Looks like we have a visitor coming by on Tuesday of next week.
http://lightyears.blogs.cnn.com/2011...oon/?hpt=hp_t2
NASA has classified the asteroid as a “potentially hazardous object” and it will pass to within .8 lunar distances on November 8. It is the closest approach to Earth of an object this size in over 30 years.he asteroid will approach Earth from a sunward direction and it will be a daylight object until the time of its closest approach on November 8. The best time to see the asteroid will be after the hours of 4 pm EST (21:00 UTC).
During the discussion of the asteroid that just passed by, I found a neat little simulator from Purdue to determine the impacts on Oklahoma should 99942 Arophis hits the early in 20 years.
http://www.purdue.edu/IMPACTEARTH
Project the closest area of impact, which would be off the Mexican coast in the Pacific, about 1500 miles away.
- No ejecta will reach us.
- No thermal radiation with the fireball below the horizon.
- No shaking from 4.8 earthquake.
- Air blast of 1.55 mph (LOL) will arrive 2.03 hours after impact.
- Tsunami of 5 feet is obviously not going to make it here. LOL
So not really a bit deal. So what if it hits land...nearest point would be Panama...2100 miles away. Pretty much the same thing. Okay, so totally random, same asteroid specs but hits say...downtown Oklahoma City and you are in Norman 20 miles away. Just a crazy hypothetical since the projected flight path wouldn't even take it this way, so just keep that in mind. Thunder. ;-)
- Crater: 3.5 miles wide, 1630 ft deep.
- Ejecta: Will reach Norman in 1.36 minutes, average thickness 4.68 inches, average diameter of 27.7 inches ... ouch!
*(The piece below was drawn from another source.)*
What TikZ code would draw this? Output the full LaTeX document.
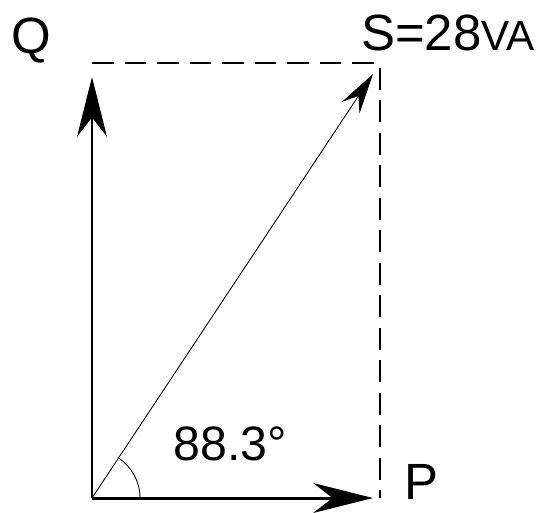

- Thermal Radiation: 28.8 times larger than sun's appearance, 54.1 duration, visible fireball has a radius of 2.54 miles.
- Radiation Human Impact: Clothing ignites, 3rd degree burns over most of body, newspapers/deciduous trees/grass ignites, and plywood flames up.
- Seismic Effects: 6.8 mag earthquake 6.44 seconds after impact
- Airblast: Arrives 1.63 minutes after impact, sound of 100 dB, wind velocity of 392 mph - most buildings damaged/knocked down, highways collapse, and 90% of trees blown down with remaining stripped.
Luckily with something like that, there would be plenty of advanced warning to evacuate since survivability would be very low.
Just found the site interesting. It helps to control a lot of doomsday myth on what will happen if it hits. Really, for the planet itself, almost a non-event. In other news...
A CME took place yesterday, but not sure if it was directed right at us.
I thought Apophis was a 36 mile long asteroid... also, is there a website that shows effects like that of what would happen here in Oklahoma if the culdera beneath Yellowstone blew? And if so, would you be able to post that info in your Volcano thread?
Oh and Apophis has to go through a keyhole first to have a chance at hitting the earth on its return trip. OSU has a greater chance at winning the national championship than for that to happen (and by a long shot)!